(DATA SHOWN):
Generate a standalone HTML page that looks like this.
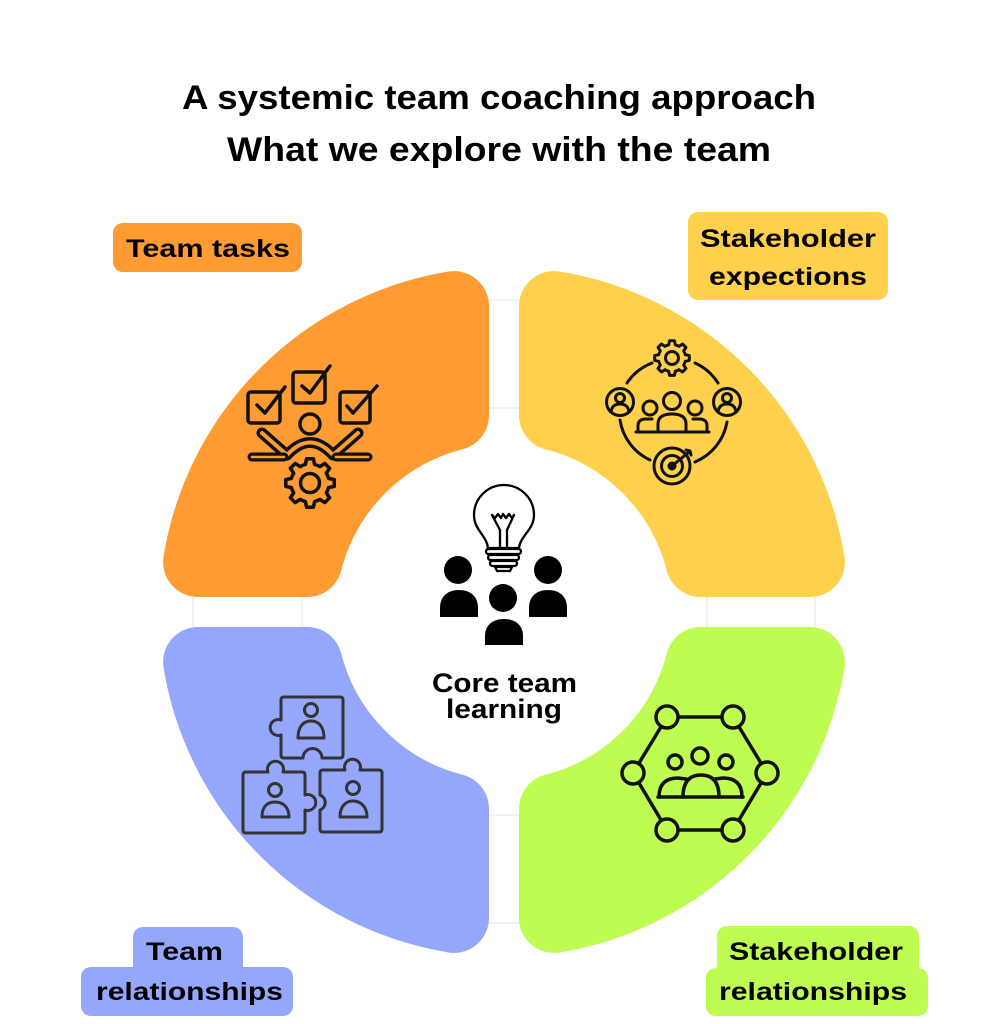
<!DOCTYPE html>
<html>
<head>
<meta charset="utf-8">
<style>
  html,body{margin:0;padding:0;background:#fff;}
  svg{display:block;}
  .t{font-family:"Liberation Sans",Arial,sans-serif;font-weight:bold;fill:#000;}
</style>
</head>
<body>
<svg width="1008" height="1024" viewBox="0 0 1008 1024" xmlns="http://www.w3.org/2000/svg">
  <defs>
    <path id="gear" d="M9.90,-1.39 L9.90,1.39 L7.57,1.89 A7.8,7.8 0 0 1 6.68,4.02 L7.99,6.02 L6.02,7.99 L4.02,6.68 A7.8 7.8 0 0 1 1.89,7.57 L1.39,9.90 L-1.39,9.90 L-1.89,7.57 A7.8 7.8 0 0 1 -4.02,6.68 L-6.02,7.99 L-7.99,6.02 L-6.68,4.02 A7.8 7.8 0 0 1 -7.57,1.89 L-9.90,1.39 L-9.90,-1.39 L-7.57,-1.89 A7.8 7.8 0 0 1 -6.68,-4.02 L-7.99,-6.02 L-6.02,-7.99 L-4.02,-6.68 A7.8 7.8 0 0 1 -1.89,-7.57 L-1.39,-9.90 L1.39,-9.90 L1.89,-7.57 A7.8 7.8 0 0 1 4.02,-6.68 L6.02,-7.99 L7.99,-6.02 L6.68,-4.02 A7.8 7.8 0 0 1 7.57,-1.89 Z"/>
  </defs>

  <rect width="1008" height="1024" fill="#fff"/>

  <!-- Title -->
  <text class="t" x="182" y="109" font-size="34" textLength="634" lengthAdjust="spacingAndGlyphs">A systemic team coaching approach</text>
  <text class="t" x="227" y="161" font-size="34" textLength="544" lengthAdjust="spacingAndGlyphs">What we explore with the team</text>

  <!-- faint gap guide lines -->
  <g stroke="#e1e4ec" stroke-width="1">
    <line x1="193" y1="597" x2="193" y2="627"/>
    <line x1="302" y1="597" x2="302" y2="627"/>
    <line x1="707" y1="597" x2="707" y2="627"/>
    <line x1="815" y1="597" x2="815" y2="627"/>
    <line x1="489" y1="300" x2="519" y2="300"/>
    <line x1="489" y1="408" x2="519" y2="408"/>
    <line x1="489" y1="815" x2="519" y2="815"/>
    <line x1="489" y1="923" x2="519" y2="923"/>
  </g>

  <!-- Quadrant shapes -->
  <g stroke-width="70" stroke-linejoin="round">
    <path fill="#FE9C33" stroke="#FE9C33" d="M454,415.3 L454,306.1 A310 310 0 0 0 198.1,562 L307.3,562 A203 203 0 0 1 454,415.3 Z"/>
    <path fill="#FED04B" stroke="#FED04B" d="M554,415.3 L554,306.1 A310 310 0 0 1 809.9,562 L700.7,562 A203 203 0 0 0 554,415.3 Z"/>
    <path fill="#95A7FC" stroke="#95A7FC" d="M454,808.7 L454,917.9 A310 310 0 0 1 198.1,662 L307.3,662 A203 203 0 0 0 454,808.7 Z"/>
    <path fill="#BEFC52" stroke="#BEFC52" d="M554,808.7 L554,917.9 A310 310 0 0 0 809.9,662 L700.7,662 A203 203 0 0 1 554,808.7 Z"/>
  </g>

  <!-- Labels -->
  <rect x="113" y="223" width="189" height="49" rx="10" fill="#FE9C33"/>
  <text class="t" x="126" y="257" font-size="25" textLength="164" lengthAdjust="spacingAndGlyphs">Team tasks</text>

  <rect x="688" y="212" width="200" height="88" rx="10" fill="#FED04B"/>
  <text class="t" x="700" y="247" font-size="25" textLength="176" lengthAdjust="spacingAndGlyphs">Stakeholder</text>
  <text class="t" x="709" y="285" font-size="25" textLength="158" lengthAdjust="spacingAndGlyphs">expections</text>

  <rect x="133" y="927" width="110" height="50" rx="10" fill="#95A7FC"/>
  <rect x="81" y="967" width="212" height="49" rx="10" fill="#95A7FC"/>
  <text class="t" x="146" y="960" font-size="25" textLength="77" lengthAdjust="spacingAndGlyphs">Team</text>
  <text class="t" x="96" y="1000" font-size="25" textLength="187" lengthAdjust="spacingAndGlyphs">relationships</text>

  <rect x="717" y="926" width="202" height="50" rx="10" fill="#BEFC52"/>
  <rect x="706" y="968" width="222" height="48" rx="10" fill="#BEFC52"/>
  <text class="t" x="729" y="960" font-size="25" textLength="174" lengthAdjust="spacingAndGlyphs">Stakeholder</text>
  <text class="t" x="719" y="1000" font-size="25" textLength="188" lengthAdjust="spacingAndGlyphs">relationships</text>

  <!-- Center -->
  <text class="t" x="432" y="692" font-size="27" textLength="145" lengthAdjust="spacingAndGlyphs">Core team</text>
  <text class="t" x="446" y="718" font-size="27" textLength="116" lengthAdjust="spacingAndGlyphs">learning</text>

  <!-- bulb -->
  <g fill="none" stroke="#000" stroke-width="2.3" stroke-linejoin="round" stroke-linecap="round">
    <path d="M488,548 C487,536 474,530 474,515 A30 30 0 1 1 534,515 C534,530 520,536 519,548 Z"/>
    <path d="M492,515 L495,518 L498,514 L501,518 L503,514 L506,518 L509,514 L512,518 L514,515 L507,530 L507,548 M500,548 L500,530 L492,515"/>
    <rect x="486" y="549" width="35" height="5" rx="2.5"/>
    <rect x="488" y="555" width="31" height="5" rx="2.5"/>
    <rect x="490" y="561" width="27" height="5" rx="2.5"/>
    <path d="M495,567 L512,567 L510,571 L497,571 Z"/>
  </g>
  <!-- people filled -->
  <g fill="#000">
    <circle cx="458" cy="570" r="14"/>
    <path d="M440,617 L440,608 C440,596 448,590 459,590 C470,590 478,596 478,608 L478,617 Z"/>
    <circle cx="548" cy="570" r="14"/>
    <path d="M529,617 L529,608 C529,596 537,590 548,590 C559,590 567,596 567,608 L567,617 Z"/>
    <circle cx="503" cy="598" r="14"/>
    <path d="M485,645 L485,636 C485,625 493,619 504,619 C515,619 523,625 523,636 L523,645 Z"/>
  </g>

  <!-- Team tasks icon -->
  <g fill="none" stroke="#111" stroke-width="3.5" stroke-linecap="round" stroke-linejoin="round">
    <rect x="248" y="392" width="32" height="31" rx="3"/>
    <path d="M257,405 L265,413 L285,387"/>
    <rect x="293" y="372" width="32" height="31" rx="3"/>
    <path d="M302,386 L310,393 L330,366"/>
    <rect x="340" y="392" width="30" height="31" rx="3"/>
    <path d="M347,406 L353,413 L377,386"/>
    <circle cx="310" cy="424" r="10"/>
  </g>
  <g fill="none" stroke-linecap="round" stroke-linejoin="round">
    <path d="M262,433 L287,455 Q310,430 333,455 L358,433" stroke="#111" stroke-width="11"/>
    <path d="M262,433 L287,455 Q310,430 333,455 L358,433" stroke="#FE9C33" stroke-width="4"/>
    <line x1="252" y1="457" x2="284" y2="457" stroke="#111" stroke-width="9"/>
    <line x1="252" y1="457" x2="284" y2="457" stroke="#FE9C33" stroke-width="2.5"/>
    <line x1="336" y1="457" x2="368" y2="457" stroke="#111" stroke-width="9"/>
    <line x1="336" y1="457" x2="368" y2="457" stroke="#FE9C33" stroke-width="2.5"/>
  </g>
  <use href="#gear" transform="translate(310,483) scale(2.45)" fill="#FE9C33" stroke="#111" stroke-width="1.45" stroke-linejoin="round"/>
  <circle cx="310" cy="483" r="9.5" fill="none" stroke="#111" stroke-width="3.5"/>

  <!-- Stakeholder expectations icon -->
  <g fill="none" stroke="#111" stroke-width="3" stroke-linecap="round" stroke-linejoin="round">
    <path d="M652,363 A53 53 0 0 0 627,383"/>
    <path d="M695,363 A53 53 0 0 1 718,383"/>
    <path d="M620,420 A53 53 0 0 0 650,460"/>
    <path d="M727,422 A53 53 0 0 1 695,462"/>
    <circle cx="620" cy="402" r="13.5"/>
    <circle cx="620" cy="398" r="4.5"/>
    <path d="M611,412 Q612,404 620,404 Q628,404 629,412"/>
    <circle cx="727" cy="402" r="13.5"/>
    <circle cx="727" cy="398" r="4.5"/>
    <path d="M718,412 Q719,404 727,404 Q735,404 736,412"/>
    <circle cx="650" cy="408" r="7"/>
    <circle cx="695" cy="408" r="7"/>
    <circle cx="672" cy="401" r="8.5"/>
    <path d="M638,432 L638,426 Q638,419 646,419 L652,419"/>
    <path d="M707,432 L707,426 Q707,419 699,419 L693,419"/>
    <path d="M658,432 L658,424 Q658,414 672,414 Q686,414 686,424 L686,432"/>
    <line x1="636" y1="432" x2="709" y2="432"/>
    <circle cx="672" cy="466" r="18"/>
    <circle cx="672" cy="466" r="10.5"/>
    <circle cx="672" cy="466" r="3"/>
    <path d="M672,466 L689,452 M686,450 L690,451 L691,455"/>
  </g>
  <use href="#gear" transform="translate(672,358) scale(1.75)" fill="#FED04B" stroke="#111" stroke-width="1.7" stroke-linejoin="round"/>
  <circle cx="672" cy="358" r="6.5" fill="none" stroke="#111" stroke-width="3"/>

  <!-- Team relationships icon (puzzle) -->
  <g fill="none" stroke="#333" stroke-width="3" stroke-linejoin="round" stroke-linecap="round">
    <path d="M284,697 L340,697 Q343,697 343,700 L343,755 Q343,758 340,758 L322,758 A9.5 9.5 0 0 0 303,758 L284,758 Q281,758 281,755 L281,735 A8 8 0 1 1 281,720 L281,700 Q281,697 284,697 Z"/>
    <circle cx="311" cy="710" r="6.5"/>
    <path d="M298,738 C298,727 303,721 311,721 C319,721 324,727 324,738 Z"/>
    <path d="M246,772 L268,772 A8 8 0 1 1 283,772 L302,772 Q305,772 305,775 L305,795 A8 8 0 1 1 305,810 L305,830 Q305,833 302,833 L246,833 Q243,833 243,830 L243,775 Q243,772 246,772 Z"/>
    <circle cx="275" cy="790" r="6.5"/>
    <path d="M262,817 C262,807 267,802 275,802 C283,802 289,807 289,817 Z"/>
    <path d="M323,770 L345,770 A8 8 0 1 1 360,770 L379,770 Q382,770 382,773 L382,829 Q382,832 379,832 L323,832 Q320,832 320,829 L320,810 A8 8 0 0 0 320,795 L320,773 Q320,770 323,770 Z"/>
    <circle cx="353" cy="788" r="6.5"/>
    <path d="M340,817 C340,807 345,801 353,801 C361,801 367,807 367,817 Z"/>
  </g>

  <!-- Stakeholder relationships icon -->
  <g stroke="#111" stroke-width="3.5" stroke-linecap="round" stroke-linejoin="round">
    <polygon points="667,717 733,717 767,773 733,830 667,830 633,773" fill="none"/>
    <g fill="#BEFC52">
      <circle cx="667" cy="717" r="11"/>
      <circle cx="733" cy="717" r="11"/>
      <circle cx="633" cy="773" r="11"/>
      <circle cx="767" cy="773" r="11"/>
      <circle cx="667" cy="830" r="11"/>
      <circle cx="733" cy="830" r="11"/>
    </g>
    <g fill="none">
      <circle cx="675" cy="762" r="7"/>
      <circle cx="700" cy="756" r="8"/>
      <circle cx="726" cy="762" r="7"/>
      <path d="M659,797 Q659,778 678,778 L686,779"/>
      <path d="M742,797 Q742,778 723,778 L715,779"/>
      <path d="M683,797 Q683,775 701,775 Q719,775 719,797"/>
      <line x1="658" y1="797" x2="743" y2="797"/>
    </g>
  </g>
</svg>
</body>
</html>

(SET EXERCISE):
Reproduce the material above exactly, first line through the line that contains "with the team</text>", minus the pictures.

(TASK OUTPUT):
Generate a standalone HTML page that looks like this.
<!DOCTYPE html>
<html>
<head>
<meta charset="utf-8">
<style>
  html,body{margin:0;padding:0;background:#fff;}
  svg{display:block;}
  .t{font-family:"Liberation Sans",Arial,sans-serif;font-weight:bold;fill:#000;}
</style>
</head>
<body>
<svg width="1008" height="1024" viewBox="0 0 1008 1024" xmlns="http://www.w3.org/2000/svg">
  <defs>
    <path id="gear" d="M9.90,-1.39 L9.90,1.39 L7.57,1.89 A7.8,7.8 0 0 1 6.68,4.02 L7.99,6.02 L6.02,7.99 L4.02,6.68 A7.8 7.8 0 0 1 1.89,7.57 L1.39,9.90 L-1.39,9.90 L-1.89,7.57 A7.8 7.8 0 0 1 -4.02,6.68 L-6.02,7.99 L-7.99,6.02 L-6.68,4.02 A7.8 7.8 0 0 1 -7.57,1.89 L-9.90,1.39 L-9.90,-1.39 L-7.57,-1.89 A7.8 7.8 0 0 1 -6.68,-4.02 L-7.99,-6.02 L-6.02,-7.99 L-4.02,-6.68 A7.8 7.8 0 0 1 -1.89,-7.57 L-1.39,-9.90 L1.39,-9.90 L1.89,-7.57 A7.8 7.8 0 0 1 4.02,-6.68 L6.02,-7.99 L7.99,-6.02 L6.68,-4.02 A7.8 7.8 0 0 1 7.57,-1.89 Z"/>
  </defs>

  <rect width="1008" height="1024" fill="#fff"/>

  <!-- Title -->
  <text class="t" x="182" y="109" font-size="34" textLength="634" lengthAdjust="spacingAndGlyphs">A systemic team coaching approach</text>
  <text class="t" x="227" y="161" font-size="34" textLength="544" lengthAdjust="spacingAndGlyphs">What we explore with the team</text>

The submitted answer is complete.